* begin COLLECTED DATA *

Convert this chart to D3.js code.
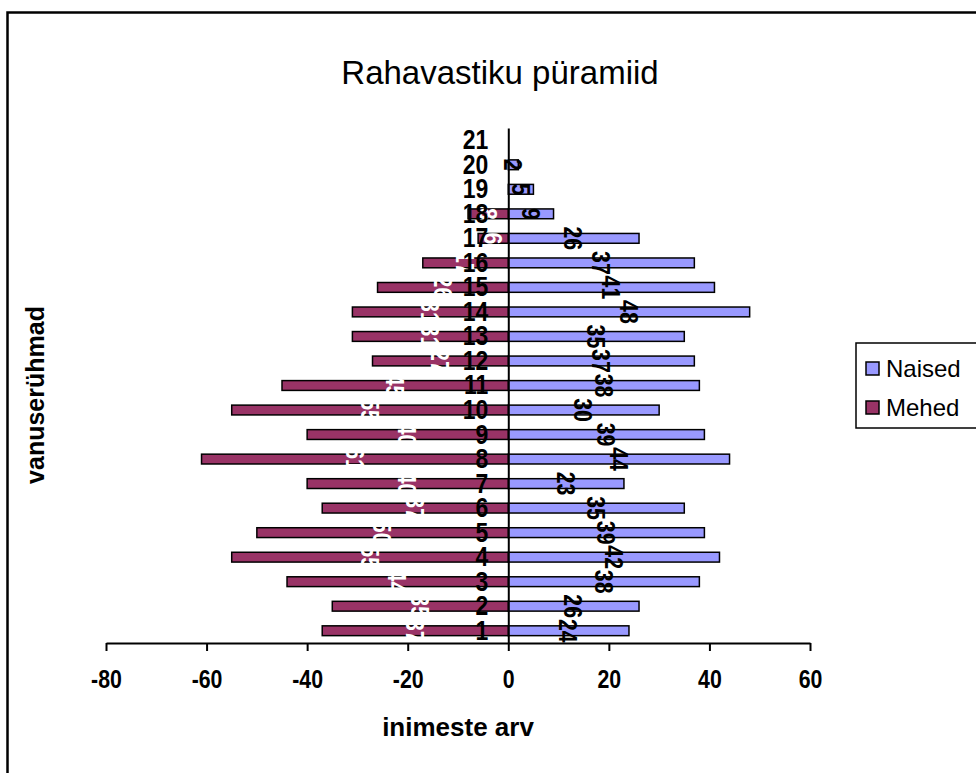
<html>
<head>
  <title>Rahavastiku püramiid</title>
  <script src="https://d3js.org/d3.v7.min.js"></script>
  <style>
    body { margin: 0; background: #fff; }
    text { font-family: "Liberation Sans", Arial, sans-serif; }
    .narrow { font-weight: bold; }
    .axis .domain { stroke: #000; stroke-width: 2; }
    .axis line { stroke: #000; stroke-width: 2; }
  </style>
</head>
<body>
  <svg id="pyramid" width="976" height="773"></svg>

  <script>
    // data
    const ages = d3.range(1, 22);
    const naised = [24, 26, 38, 42, 39, 35, 23, 44, 39, 30, 38, 37, 35, 48, 41, 37, 26, 9, 5, 2, 0];
    const mehed = [-37, -35, -44, -55, -50, -37, -40, -61, -40, -55, -45, -27, -31, -31, -26, -17, -6, -8, 0, 0, 0];
    const xTicks = [-80, -60, -40, -20, 0, 20, 40, 60];
    const seriesNames = ["Naised", "Mehed"];
    const colors = { Naised: "#9999ff", Mehed: "#993366" };

    // no narrow font installed, so squeeze bold text horizontally
    const squeeze = 0.82;

    const svg = d3.select("svg#pyramid");

    // outer chart border (only left/top edges fall inside the picture)
    svg.append("rect")
      .attr("x", 7.5).attr("y", 12.5)
      .attr("width", 1000).attr("height", 800)
      .attr("fill", "none").attr("stroke", "#000").attr("stroke-width", 2.5);

    const xScale = d3.scaleLinear().domain([-80, 60]).range([106, 810]);
    const yScale = d3.scaleBand().domain(ages.slice().reverse()).range([128, 643]).paddingInner(0.6).paddingOuter(0.3);

    let chartArea = svg.append("g").attr("id", "bars");
    let annotations = svg.append("g").attr("id", "annotations");

    const rows = ages.map((a, i) => ({ age: a, naised: naised[i], mehed: mehed[i] }));

    // women to the right
    chartArea.selectAll("rect.naised").data(rows.filter(d => d.naised != 0))
      .join("rect")
      .attr("class", "naised")
      .attr("x", d => xScale(0))
      .attr("y", d => yScale(d.age))
      .attr("width", d => xScale(d.naised) - xScale(0))
      .attr("height", yScale.bandwidth())
      .attr("fill", colors.Naised)
      .attr("stroke", "#000").attr("stroke-width", 1.5);

    // men to the left
    chartArea.selectAll("rect.mehed").data(rows.filter(d => d.mehed != 0))
      .join("rect")
      .attr("class", "mehed")
      .attr("x", d => xScale(d.mehed))
      .attr("y", d => yScale(d.age))
      .attr("width", d => xScale(0) - xScale(d.mehed))
      .attr("height", yScale.bandwidth())
      .attr("fill", colors.Mehed)
      .attr("stroke", "#000").attr("stroke-width", 1.5);

    // rotated value labels
    const labelY = d => yScale(d.age) + yScale.bandwidth() / 2;
    chartArea.selectAll("text.lblN").data(rows.filter(d => d.naised != 0))
      .join("text")
      .attr("class", "lblN narrow")
      .attr("transform", d => `translate(${(xScale(0) + xScale(d.naised)) / 2},${labelY(d)}) rotate(90) scale(${squeeze},1)`)
      .attr("text-anchor", "middle").attr("dominant-baseline", "central")
      .attr("font-size", 26).attr("fill", "#000")
      .text(d => d.naised);

    chartArea.selectAll("text.lblM").data(rows.filter(d => d.mehed != 0))
      .join("text")
      .attr("class", "lblM narrow")
      .attr("transform", d => `translate(${(xScale(0) + xScale(d.mehed)) / 2},${labelY(d)}) rotate(90) scale(${squeeze},1)`)
      .attr("text-anchor", "middle").attr("dominant-baseline", "central")
      .attr("font-size", 26).attr("fill", "#fff")
      .text(d => Math.abs(d.mehed));

    // vertical axis at zero with age group labels
    let leftAxis = d3.axisLeft(yScale).tickSize(0).tickPadding(0);
    annotations.append("g")
      .attr("class", "y axis")
      .attr("transform", `translate(${xScale(0)},0)`)
      .call(leftAxis)
      .call(g => g.selectAll("text")
        .attr("class", "narrow").attr("font-size", 28).attr("fill", "#000")
        .attr("x", -20 / squeeze)
        .attr("transform", `scale(${squeeze},1)`));

    // bottom axis
    let bottomAxis = d3.axisBottom(xScale).tickValues(xTicks).tickFormat(d => String(d))
      .tickSize(8).tickPadding(19).tickSizeOuter(0);
    annotations.append("g")
      .attr("class", "x axis")
      .attr("transform", `translate(0,643)`)
      .call(bottomAxis)
      .call(g => g.selectAll("text")
        .attr("class", "narrow").attr("font-size", 26).attr("fill", "#000")
        .attr("transform", `scale(${squeeze},1)`));

    // titles
    svg.append("text")
      .attr("x", 500).attr("y", 84)
      .attr("text-anchor", "middle").attr("font-size", 33)
      .text("Rahavastiku püramiid");

    svg.append("text")
      .attr("x", 458).attr("y", 736)
      .attr("text-anchor", "middle").attr("font-size", 26).attr("font-weight", "bold")
      .text("inimeste arv");

    svg.append("text")
      .attr("transform", "translate(44,395) rotate(-90)")
      .attr("text-anchor", "middle").attr("font-size", 25).attr("font-weight", "bold")
      .text("vanuserühmad");

    // legend
    let legend = svg.append("g").attr("id", "legend");
    legend.append("rect")
      .attr("x", 856).attr("y", 343).attr("width", 140).attr("height", 85)
      .attr("fill", "#fff").attr("stroke", "#000").attr("stroke-width", 1.5);
    seriesNames.forEach((name, i) => {
      legend.append("rect")
        .attr("x", 866).attr("y", 362 + i * 39).attr("width", 13).attr("height", 13)
        .attr("fill", colors[name]).attr("stroke", "#000").attr("stroke-width", 1.5);
      legend.append("text")
        .attr("x", 886).attr("y", 377 + i * 39)
        .attr("font-size", 24)
        .text(name);
    });
  </script>
</body>
</html>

* end COLLECTED DATA *

• **PROBLEM REQUIREMENTS**
Extract every line of the data exactly; pictures stay out.

• **THE REPLY**
Convert this chart to D3.js code.
<html>
<head>
  <title>Rahavastiku püramiid</title>
  <script src="https://d3js.org/d3.v7.min.js"></script>
  <style>
    body { margin: 0; background: #fff; }
    text { font-family: "Liberation Sans", Arial, sans-serif; }
    .narrow { font-weight: bold; }
    .axis .domain { stroke: #000; stroke-width: 2; }
    .axis line { stroke: #000; stroke-width: 2; }
  </style>
</head>
<body>
  <svg id="pyramid" width="976" height="773"></svg>

  <script>
    // data
    const ages = d3.range(1, 22);
    const naised = [24, 26, 38, 42, 39, 35, 23, 44, 39, 30, 38, 37, 35, 48, 41, 37, 26, 9, 5, 2, 0];
    const mehed = [-37, -35, -44, -55, -50, -37, -40, -61, -40, -55, -45, -27, -31, -31, -26, -17, -6, -8, 0, 0, 0];
    const xTicks = [-80, -60, -40, -20, 0, 20, 40, 60];
    const seriesNames = ["Naised", "Mehed"];
    const colors = { Naised: "#9999ff", Mehed: "#993366" };

    // no narrow font installed, so squeeze bold text horizontally
    const squeeze = 0.82;

    const svg = d3.select("svg#pyramid");

    // outer chart border (only left/top edges fall inside the picture)
    svg.append("rect")
      .attr("x", 7.5).attr("y", 12.5)
      .attr("width", 1000).attr("height", 800)
      .attr("fill", "none").attr("stroke", "#000").attr("stroke-width", 2.5);

    const xScale = d3.scaleLinear().domain([-80, 60]).range([106, 810]);
    const yScale = d3.scaleBand().domain(ages.slice().reverse()).range([128, 643]).paddingInner(0.6).paddingOuter(0.3);

    let chartArea = svg.append("g").attr("id", "bars");
    let annotations = svg.append("g").attr("id", "annotations");

    const rows = ages.map((a, i) => ({ age: a, naised: naised[i], mehed: mehed[i] }));

    // women to the right
    chartArea.selectAll("rect.naised").data(rows.filter(d => d.naised != 0))
      .join("rect")
      .attr("class", "naised")
      .attr("x", d => xScale(0))
      .attr("y", d => yScale(d.age))
      .attr("width", d => xScale(d.naised) - xScale(0))
      .attr("height", yScale.bandwidth())
      .attr("fill", colors.Naised)
      .attr("stroke", "#000").attr("stroke-width", 1.5);

    // men to the left
    chartArea.selectAll("rect.mehed").data(rows.filter(d => d.mehed != 0))
      .join("rect")
      .attr("class", "mehed")
      .attr("x", d => xScale(d.mehed))
      .attr("y", d => yScale(d.age))
      .attr("width", d => xScale(0) - xScale(d.mehed))
      .attr("height", yScale.bandwidth())
      .attr("fill", colors.Mehed)
      .attr("stroke", "#000").attr("stroke-width", 1.5);

    // rotated value labels
    const labelY = d => yScale(d.age) + yScale.bandwidth() / 2;
    chartArea.selectAll("text.lblN").data(rows.filter(d => d.naised != 0))
      .join("text")
      .attr("class", "lblN narrow")
      .attr("transform", d => `translate(${(xScale(0) + xScale(d.naised)) / 2},${labelY(d)}) rotate(90) scale(${squeeze},1)`)
      .attr("text-anchor", "middle").attr("dominant-baseline", "central")
      .attr("font-size", 26).attr("fill", "#000")
      .text(d => d.naised);

    chartArea.selectAll("text.lblM").data(rows.filter(d => d.mehed != 0))
      .join("text")
      .attr("class", "lblM narrow")
      .attr("transform", d => `translate(${(xScale(0) + xScale(d.mehed)) / 2},${labelY(d)}) rotate(90) scale(${squeeze},1)`)
      .attr("text-anchor", "middle").attr("dominant-baseline", "central")
      .attr("font-size", 26).attr("fill", "#fff")
      .text(d => Math.abs(d.mehed));

    // vertical axis at zero with age group labels
    let leftAxis = d3.axisLeft(yScale).tickSize(0).tickPadding(0);
    annotations.append("g")
      .attr("class", "y axis")
      .attr("transform", `translate(${xScale(0)},0)`)
      .call(leftAxis)
      .call(g => g.selectAll("text")
        .attr("class", "narrow").attr("font-size", 28).attr("fill", "#000")
        .attr("x", -20 / squeeze)
        .attr("transform", `scale(${squeeze},1)`));

    // bottom axis
    let bottomAxis = d3.axisBottom(xScale).tickValues(xTicks).tickFormat(d => String(d))
      .tickSize(8).tickPadding(19).tickSizeOuter(0);
    annotations.append("g")
      .attr("class", "x axis")
      .attr("transform", `translate(0,643)`)
      .call(bottomAxis)
      .call(g => g.selectAll("text")
        .attr("class", "narrow").attr("font-size", 26).attr("fill", "#000")
        .attr("transform", `scale(${squeeze},1)`));

    // titles
    svg.append("text")
      .attr("x", 500).attr("y", 84)
      .attr("text-anchor", "middle").attr("font-size", 33)
      .text("Rahavastiku püramiid");

    svg.append("text")
      .attr("x", 458).attr("y", 736)
      .attr("text-anchor", "middle").attr("font-size", 26).attr("font-weight", "bold")
      .text("inimeste arv");

    svg.append("text")
      .attr("transform", "translate(44,395) rotate(-90)")
      .attr("text-anchor", "middle").attr("font-size", 25).attr("font-weight", "bold")
      .text("vanuserühmad");

    // legend
    let legend = svg.append("g").attr("id", "legend");
    legend.append("rect")
      .attr("x", 856).attr("y", 343).attr("width", 140).attr("height", 85)
      .attr("fill", "#fff").attr("stroke", "#000").attr("stroke-width", 1.5);
    seriesNames.forEach((name, i) => {
      legend.append("rect")
        .attr("x", 866).attr("y", 362 + i * 39).attr("width", 13).attr("height", 13)
        .attr("fill", colors[name]).attr("stroke", "#000").attr("stroke-width", 1.5);
      legend.append("text")
        .attr("x", 886).attr("y", 377 + i * 39)
        .attr("font-size", 24)
        .text(name);
    });
  </script>
</body>
</html>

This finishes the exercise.